# [Request]
Write out each line that follows exactly as it stands, without the pictures.

---------------

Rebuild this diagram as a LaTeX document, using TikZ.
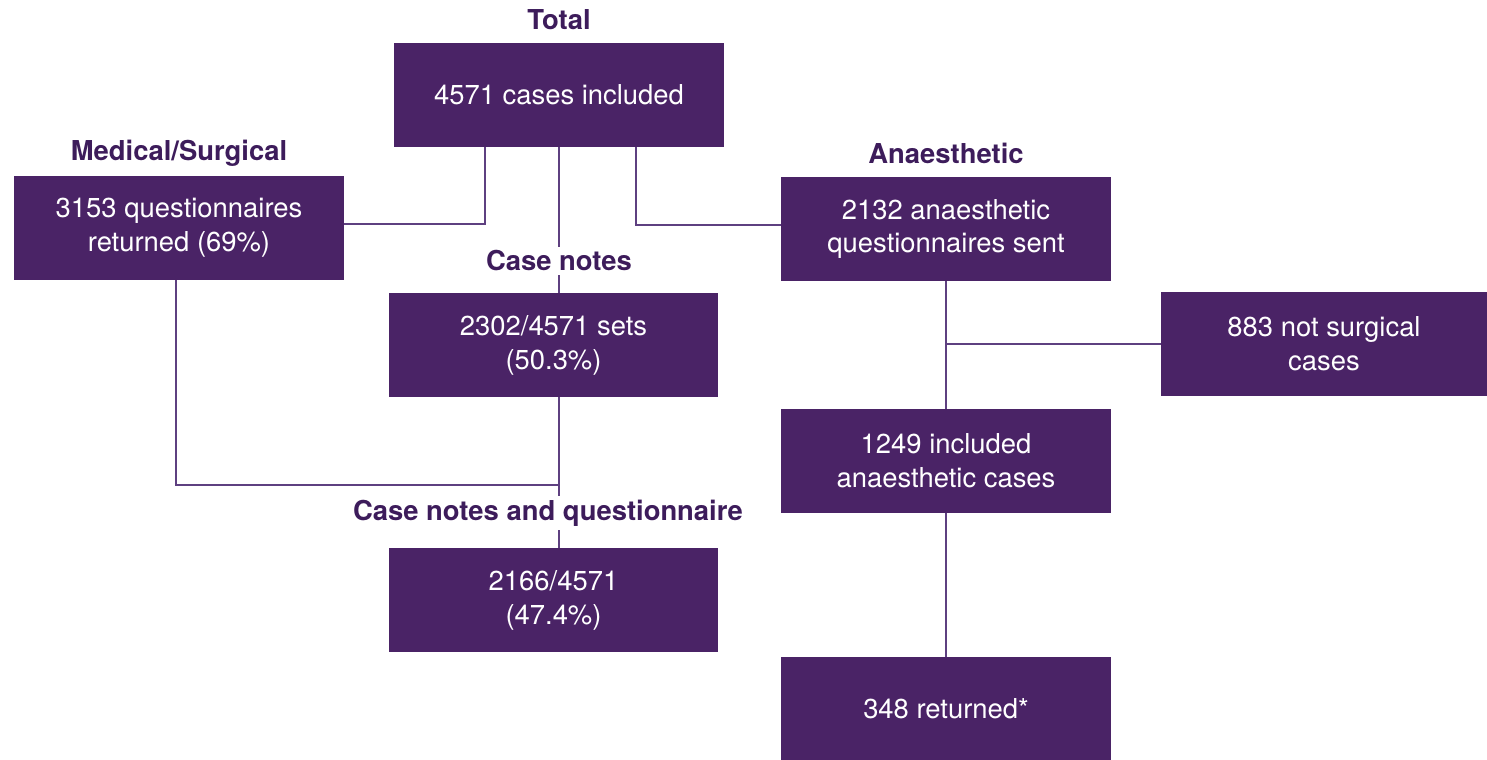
\documentclass[tikz,border=0pt]{standalone}
\usepackage{fontspec}
\setmainfont{TeX Gyre Heros}
\usetikzlibrary{calc}
\usetikzlibrary{positioning}

\definecolor{boxpurple}{HTML}{4A2366}
\definecolor{titlepurple}{HTML}{3D1C5B}
\definecolor{linkpurple}{HTML}{5E4080}

\begin{document}
\begin{tikzpicture}[%
  x=0.02cm, y=-0.02cm,
  box/.style={fill=boxpurple, text=white, minimum width=6.6cm,
    minimum height=2.08cm, align=center, inner sep=0pt,
    font=\fontsize{15.6}{19.3}\selectfont},
  heading/.style={text=titlepurple, inner sep=2pt,
    font=\fontsize{15.6}{19.3}\selectfont\bfseries},
  link/.style={draw=linkpurple, line width=0.85pt}
]

  \useasboundingbox (0,0) rectangle (1487,760);

  \node[box] (total) at (559,95) {4571 cases included};
  \node[box] (medsurg) at (179,228) {3153 questionnaires\\returned (69\%)};
  \node[box] (anaes) at (946,229) {2132 anaesthetic\\questionnaires sent};
  \node[box, minimum width=6.58cm] (casenotes) at (553.5,345) {2302/4571 sets\\(50.3\%)};
  \node[box, minimum width=6.52cm] (notsurg) at (1324,344) {883 not surgical\\cases};
  \node[box] (incl) at (946,461) {1249 included\\anaesthetic cases};
  \node[box, minimum width=6.58cm] (cq) at (553.5,600) {2166/4571\\(47.4\%)};
  \node[box, minimum height=2.06cm] (ret) at (946,708.5) {348 returned*};

  \node[heading] (totaltitle) at (559,20) {Total};
  \node[heading] (medtitle) at (179,153) {Medical/Surgical};
  \node[heading] (anaestitle) at (946,153) {Anaesthetic};
  \node[heading] (cntitle) at (559,261) {Case notes};
  \node[heading] (cqtitle) at (548,513) {Case notes and questionnaire};

  \coordinate (join) at (559,485);

  \draw[link] ($(total.south)+(-74,0)$) |- ($(medsurg.east)+(0,-4)$);
  \draw[link] ($(total.south)+(77,0)$) |- ($(anaes.west)+(0,-4)$);
  \draw[link] (total.south) -- (cntitle.north);
  \draw[link] (cntitle.south) -- (casenotes.north -| cntitle.south);

  \draw[link] (medsurg.south -| 176,0) |- (join);
  \draw[link] (casenotes.south -| join) -- (join) -- (cqtitle.north -| join);
  \draw[link] (cqtitle.south -| join) -- (cq.north -| join);

  \draw[link] (anaes.south) -- (incl.north);
  \draw[link] (notsurg.west) -- (notsurg.west -| anaes.south);
  \draw[link] (incl.south) -- (ret.north);

\end{tikzpicture}
\end{document}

---------------

# [Solution to this problem]
Rebuild this diagram as a LaTeX document, using TikZ.
\documentclass[tikz,border=0pt]{standalone}
\usepackage{fontspec}
\setmainfont{TeX Gyre Heros}
\usetikzlibrary{calc}
\usetikzlibrary{positioning}

\definecolor{boxpurple}{HTML}{4A2366}
\definecolor{titlepurple}{HTML}{3D1C5B}
\definecolor{linkpurple}{HTML}{5E4080}

\begin{document}
\begin{tikzpicture}[%
  x=0.02cm, y=-0.02cm,
  box/.style={fill=boxpurple, text=white, minimum width=6.6cm,
    minimum height=2.08cm, align=center, inner sep=0pt,
    font=\fontsize{15.6}{19.3}\selectfont},
  heading/.style={text=titlepurple, inner sep=2pt,
    font=\fontsize{15.6}{19.3}\selectfont\bfseries},
  link/.style={draw=linkpurple, line width=0.85pt}
]

  \useasboundingbox (0,0) rectangle (1487,760);

  \node[box] (total) at (559,95) {4571 cases included};
  \node[box] (medsurg) at (179,228) {3153 questionnaires\\returned (69\%)};
  \node[box] (anaes) at (946,229) {2132 anaesthetic\\questionnaires sent};
  \node[box, minimum width=6.58cm] (casenotes) at (553.5,345) {2302/4571 sets\\(50.3\%)};
  \node[box, minimum width=6.52cm] (notsurg) at (1324,344) {883 not surgical\\cases};
  \node[box] (incl) at (946,461) {1249 included\\anaesthetic cases};
  \node[box, minimum width=6.58cm] (cq) at (553.5,600) {2166/4571\\(47.4\%)};
  \node[box, minimum height=2.06cm] (ret) at (946,708.5) {348 returned*};

  \node[heading] (totaltitle) at (559,20) {Total};
  \node[heading] (medtitle) at (179,153) {Medical/Surgical};
  \node[heading] (anaestitle) at (946,153) {Anaesthetic};
  \node[heading] (cntitle) at (559,261) {Case notes};
  \node[heading] (cqtitle) at (548,513) {Case notes and questionnaire};

  \coordinate (join) at (559,485);

  \draw[link] ($(total.south)+(-74,0)$) |- ($(medsurg.east)+(0,-4)$);
  \draw[link] ($(total.south)+(77,0)$) |- ($(anaes.west)+(0,-4)$);
  \draw[link] (total.south) -- (cntitle.north);
  \draw[link] (cntitle.south) -- (casenotes.north -| cntitle.south);

  \draw[link] (medsurg.south -| 176,0) |- (join);
  \draw[link] (casenotes.south -| join) -- (join) -- (cqtitle.north -| join);
  \draw[link] (cqtitle.south -| join) -- (cq.north -| join);

  \draw[link] (anaes.south) -- (incl.north);
  \draw[link] (notsurg.west) -- (notsurg.west -| anaes.south);
  \draw[link] (incl.south) -- (ret.north);

\end{tikzpicture}
\end{document}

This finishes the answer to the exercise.